The ousted Dixon comptroller Wednesday admitted stealing $53,740,394 from the city since 1990 – money she used to live high on the horse, buying five properties, including a vacation home in Florida, a custom RV, vehicles and jewelry, and amassing a herd of more than 400 horses and the equipment needed to show and care for them.

When U.S. District Judge Philip Reinhard asked Wednesday morning for her plea to a single count of wire fraud, Crundwell softly replied, “Guilty.

She will be sentenced at 9 a.m. Feb. 14.

The crime carries up to 20 years in prison, but prosecutors say she’s facing 15 years and 8 months to 19 years and 7 months under federal sentencing guidelines, which take into account things like how quickly she admitted her guilt, her willingness to cooperate by providing details of her crime, and her past criminal history, if any.

The defense has calculated her punishment at 12 years and 7 months to 15 years and 8 months under the guidelines. The judge will have the final say.

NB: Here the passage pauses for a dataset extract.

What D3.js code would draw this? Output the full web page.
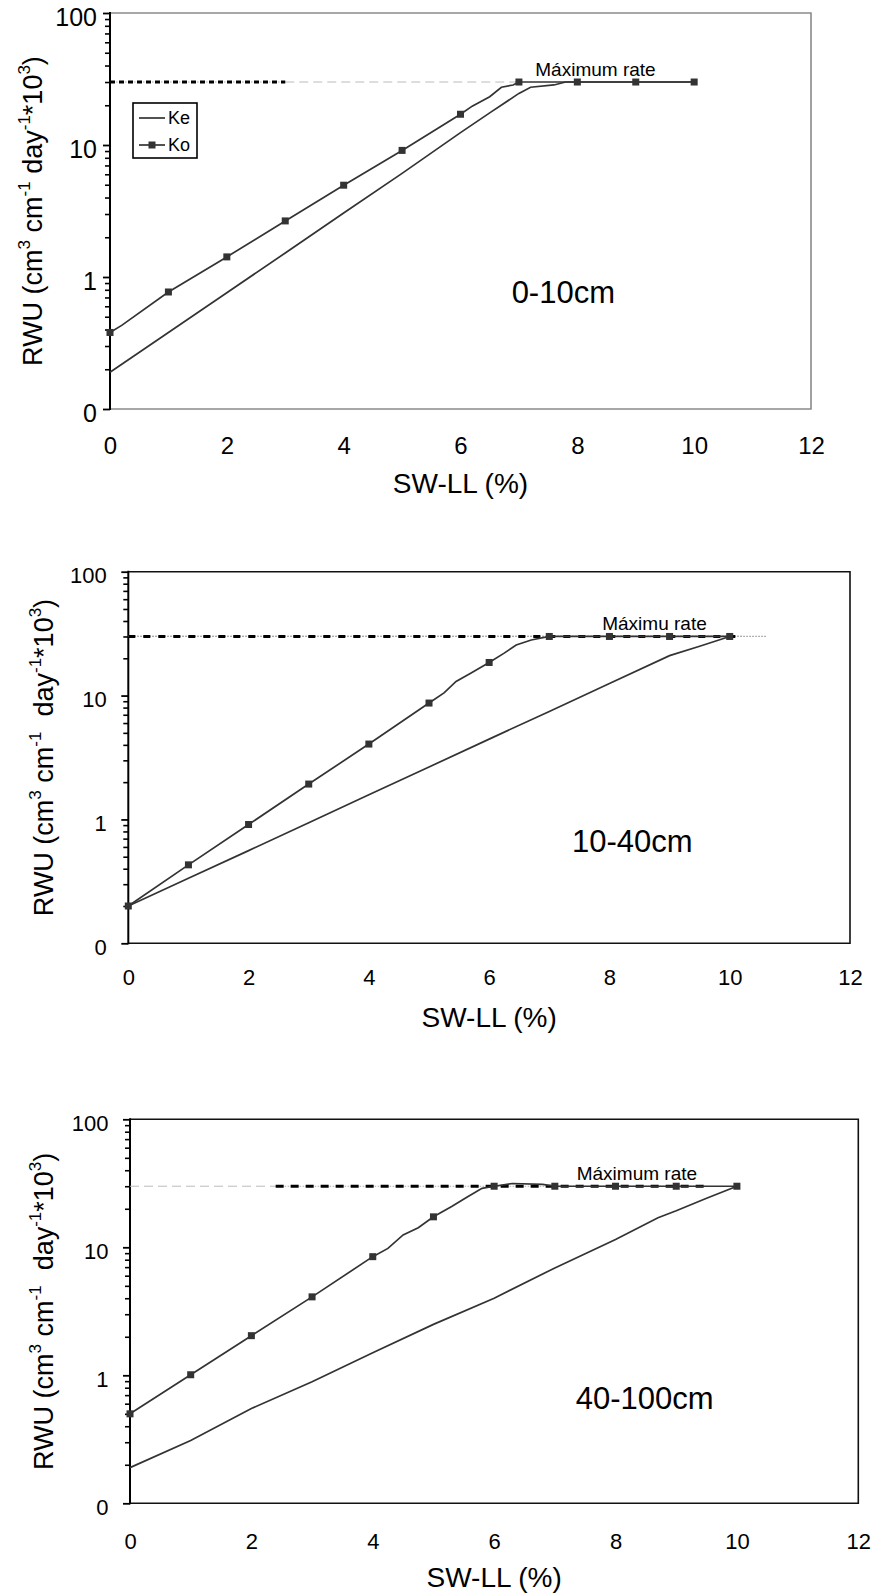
<html>
<meta http-equiv="Content-type" content="text/html;charset=UTF-8">
<head>
<title>RWU vs SW-LL</title>
<script src="https://d3js.org/d3.v7.min.js"></script>
<style>
    body { margin: 0; background: #fff; }
    svg { display: block; font-family: "Liberation Sans", Arial, sans-serif; }
    .domain { display: none; }
</style>
</head>
<body>
<div id="chart"></div>

<script type="text/javascript">
// ***** DATA *****
var xTicks = [0, 2, 4, 6, 8, 10, 12];
var yMajor = [0.1, 1, 10, 100];
var yMajorLabels = ["0", "1", "10", "100"];
var maxRate = 30;

// 0-10cm
var ke1X = [0, 1, 2, 3, 4, 5, 6, 6.5, 7, 7.2, 7.6, 7.8, 8, 9, 10];
var ke1Y = [0.19, 0.38, 0.76, 1.52, 3.05, 6.1, 12.4, 17.5, 24.6, 27.4, 28.5, 30, 30, 30, 30];
var ko1X = [0, 0.2, 1, 2, 3, 4, 5, 6, 6.2, 6.5, 6.7, 6.9, 7, 8, 9, 10];
var ko1Y = [0.38, 0.43, 0.77, 1.42, 2.66, 4.96, 9.1, 17.1, 19.7, 23.2, 27.4, 28.5, 30, 30, 30, 30];

// 10-40cm
var ke2X = [0, 1, 2, 3, 4, 5, 6, 7, 8, 9, 9.5, 10];
var ke2Y = [0.2, 0.335, 0.56, 0.94, 1.58, 2.65, 4.45, 7.45, 12.5, 21, 25, 30];
var ko2X = [0, 1, 2, 3, 4, 5, 5.25, 5.45, 5.7, 6, 6.25, 6.45, 6.7, 7, 8, 9, 10];
var ko2Y = [0.2, 0.43, 0.91, 1.93, 4.06, 8.7, 10.5, 13, 15.2, 18.5, 22, 25.6, 28.1, 30, 30, 30, 30];

// 40-100cm
var ke3X = [0, 1, 2, 3, 4, 5, 6, 7, 8, 8.7, 9, 9.5, 10];
var ke3Y = [0.19, 0.31, 0.55, 0.89, 1.5, 2.5, 4.0, 6.9, 11.5, 17, 19.3, 24.2, 30];
var ko3X = [0, 1, 2, 3, 4, 4.25, 4.5, 4.75, 5, 5.3, 5.55, 5.8, 6, 6.3, 6.8, 7, 8, 9, 10];
var ko3Y = [0.5, 1.01, 2.04, 4.1, 8.45, 9.8, 12.5, 14.2, 17.3, 20.8, 24.6, 28.9, 30, 31.5, 31, 30, 30, 30, 30];

var panels = [
    { left: 110, right: 811, top: 13, bottom: 409, frame: "#8a8a8a",
      yFont: 25, yPad: 6, xFont: 24, xPad: 28, titleX: 42, dash: "5,4",
      depth: "0-10cm", depthAt: [7.76, 0.64], rateText: "Máximum rate", rateAt: [7.28, 30],
      blackDash: [0, 3.0], greyDash: [3.0, 6.97], greyStyle: "dash",
      keX: ke1X, keY: ke1Y, koX: ko1X, koY: ko1Y, legend: true,
      yTitle: [["RWU (cm", 0], ["3", 1], [" cm", 0], ["-1", 1], [" day", 0], ["-1", 1], ["*10", 0], ["3", 1], [")", 0]] },
    { left: 128.3, right: 850, top: 571.7, bottom: 943.3, frame: "#111",
      yFont: 22, yPad: 14.5, xFont: 22, xPad: 26, titleX: 53, dash: "7,8",
      depth: "10-40cm", depthAt: [8.38, 0.55], rateText: "Máximu rate", rateAt: [7.88, 30],
      blackDash: [0, 10.2], greyDash: [0, 10.6], greyStyle: "dot",
      keX: ke2X, keY: ke2Y, koX: ko2X, koY: ko2Y, legend: false,
      yTitle: [["RWU (cm", 0], ["3", 1], [" cm", 0], ["-1", 1], ["  day", 0], ["-1", 1], ["*10", 0], ["3", 1], [")", 0]] },
    { left: 130, right: 858.3, top: 1119.3, bottom: 1503.3, frame: "#111",
      yFont: 22, yPad: 14.5, xFont: 22, xPad: 30, titleX: 53, dash: "8,7",
      depth: "40-100cm", depthAt: [8.48, 0.55], rateText: "Máximum rate", rateAt: [7.36, 30],
      blackDash: [2.4, 9.5], greyDash: [0, 2.4], greyStyle: "dash",
      keX: ke3X, keY: ke3Y, koX: ko3X, koY: ko3Y, legend: false,
      yTitle: [["RWU (cm", 0], ["3", 1], [" cm", 0], ["-1", 1], ["  day", 0], ["-1", 1], ["*10", 0], ["3", 1], [")", 0]] }
];

var svg = d3.select("#chart").append("svg")
    .attr("width", 875)
    .attr("height", 1595);

var lineColor = "#333";

panels.forEach(function(p) {
    var g = svg.append("g");
    var x = d3.scaleLinear().domain([0, 12]).range([p.left, p.right]);
    var y = d3.scaleLog().domain([0.1, 100]).range([p.bottom, p.top]);

    // frame (top, right, bottom) then black left axis
    g.append("path")
        .attr("d", "M" + x(0) + "," + y(100) + "H" + x(12) + "V" + y(0.1) + "H" + x(0))
        .attr("fill", "none").attr("stroke", p.frame).attr("stroke-width", 1.6);
    g.append("line")
        .attr("x1", x(0)).attr("x2", x(0)).attr("y1", y(100) - 1).attr("y2", y(0.1) + 1)
        .attr("stroke", "#000").attr("stroke-width", 2);

    // minor ticks
    var minors = [];
    [0.1, 1, 10].forEach(function(d) {
        for (var k = 2; k <= 9; k++) minors.push(d * k);
    });
    g.append("g")
        .attr("transform", "translate(" + x(0) + ",0)")
        .call(d3.axisLeft(y).tickValues(minors).tickSize(5).tickFormat(""))
        .selectAll("line").attr("stroke", "#000").attr("stroke-width", 1.6);

    // major ticks + labels
    var ya = g.append("g")
        .attr("transform", "translate(" + x(0) + ",0)")
        .call(d3.axisLeft(y).tickValues(yMajor).tickSize(7).tickPadding(p.yPad)
            .tickFormat(function(d, i) { return yMajorLabels[i]; }));
    ya.selectAll("line").attr("stroke", "#000").attr("stroke-width", 1.8);
    ya.selectAll("text").attr("font-size", p.yFont).attr("fill", "#000")
        .attr("font-family", "Liberation Sans, Arial, sans-serif").attr("dy", "0.5em");

    // x labels (no ticks)
    var xa = g.append("g")
        .attr("transform", "translate(0," + y(0.1) + ")")
        .call(d3.axisBottom(x).tickValues(xTicks).tickSize(0).tickPadding(p.xPad));
    xa.selectAll("text").attr("font-size", p.xFont).attr("fill", "#000")
        .attr("font-family", "Liberation Sans, Arial, sans-serif");

    // axis titles
    g.append("text")
        .attr("x", (p.left + p.right) / 2)
        .attr("y", p.bottom + 84)
        .attr("text-anchor", "middle")
        .attr("font-size", 28)
        .text("SW-LL (%)");

    var yt = g.append("text")
        .attr("transform", "translate(" + p.titleX + "," + ((p.top + p.bottom) / 2) + ") rotate(-90)")
        .attr("text-anchor", "middle")
        .attr("font-size", 27);
    var lift = 0;
    p.yTitle.forEach(function(part) {
        var sup = part[1] === 1;
        var dy = sup ? -12 - lift : -lift;
        lift = sup ? -12 : 0;
        yt.append("tspan")
            .attr("dy", dy)
            .attr("font-size", sup ? 17 : 27)
            .style("white-space", "pre")
            .text(part[0]);
    });
    yt.style("white-space", "pre");

    // maximum rate reference lines
    g.append("line")
        .attr("x1", x(p.greyDash[0])).attr("x2", x(p.greyDash[1]))
        .attr("y1", y(maxRate)).attr("y2", y(maxRate))
        .attr("stroke", p.greyStyle === "dot" ? "#999" : "#bbb")
        .attr("stroke-width", p.greyStyle === "dot" ? 1.2 : 1)
        .attr("stroke-dasharray", p.greyStyle === "dot" ? "1.5,1.5" : "9,5");
    g.append("line")
        .attr("x1", x(p.blackDash[0])).attr("x2", x(p.blackDash[1]))
        .attr("y1", y(maxRate)).attr("y2", y(maxRate))
        .attr("stroke", "#aaa").attr("stroke-width", 1.2)
        .attr("stroke-dasharray", "1.5,1.5");
    g.append("line")
        .attr("x1", x(p.blackDash[0])).attr("x2", x(p.blackDash[1]))
        .attr("y1", y(maxRate)).attr("y2", y(maxRate))
        .attr("stroke", "#000").attr("stroke-width", 3)
        .attr("stroke-dasharray", p.dash);

    // series
    var line = d3.line()
        .x(function(d) { return x(d[0]); })
        .y(function(d) { return y(d[1]); });
    var ke = p.keX.map(function(v, i) { return [v, p.keY[i]]; });
    var ko = p.koX.map(function(v, i) { return [v, p.koY[i]]; });

    g.append("path").datum(ke)
        .attr("d", line).attr("fill", "none")
        .attr("stroke", lineColor).attr("stroke-width", 1.7);
    g.append("path").datum(ko)
        .attr("d", line).attr("fill", "none")
        .attr("stroke", lineColor).attr("stroke-width", 1.7);
    g.selectAll("rect.mk")
        .data(ko.filter(function(d) { return Number.isInteger(d[0]); }))
        .enter().append("rect")
        .attr("class", "mk")
        .attr("x", function(d) { return x(d[0]) - 3.5; })
        .attr("y", function(d) { return y(d[1]) - 3.5; })
        .attr("width", 7).attr("height", 7)
        .attr("fill", lineColor);

    // annotations
    g.append("text")
        .attr("x", x(p.rateAt[0]))
        .attr("y", y(p.rateAt[1]) - 6)
        .attr("font-size", 19)
        .text(p.rateText);
    g.append("text")
        .attr("x", x(p.depthAt[0]))
        .attr("y", y(p.depthAt[1]))
        .attr("text-anchor", "middle")
        .attr("font-size", 31)
        .text(p.depth);

    // legend
    if (p.legend) {
        var lg = g.append("g").attr("transform", "translate(133,103)");
        lg.append("rect").attr("width", 64).attr("height", 55)
            .attr("fill", "#fff").attr("stroke", "#000").attr("stroke-width", 1.6);
        [["Ke", false], ["Ko", true]].forEach(function(it, i) {
            var yy = 15 + i * 27;
            lg.append("line").attr("x1", 6).attr("x2", 32).attr("y1", yy).attr("y2", yy)
                .attr("stroke", lineColor).attr("stroke-width", 1.7);
            if (it[1]) {
                lg.append("rect").attr("x", 15.5).attr("y", yy - 3.5)
                    .attr("width", 7).attr("height", 7).attr("fill", lineColor);
            }
            lg.append("text").attr("x", 35).attr("y", yy + 6)
                .attr("font-size", 18).text(it[0]);
        });
    }
});
</script>
</body>
</html>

Wire fraud also is an offense that qualifies for probation, but there is “little likelihood of that,” Reinhard told Crundwell. There is no parole in the federal system

She remains free on a $4,500 recognizance bond, despite a request by prosecutors that she be taken into custody Wednesday.

Crundwell, in a white turtleneck sweater, Versace glasses and a bejeweled hair clip, declined to comment after the plea.

One of her attorneys, Paul Gaziano, told a throng of reporters that Crundwell’s plea will “save the government the burden and expense of a lengthy trial.”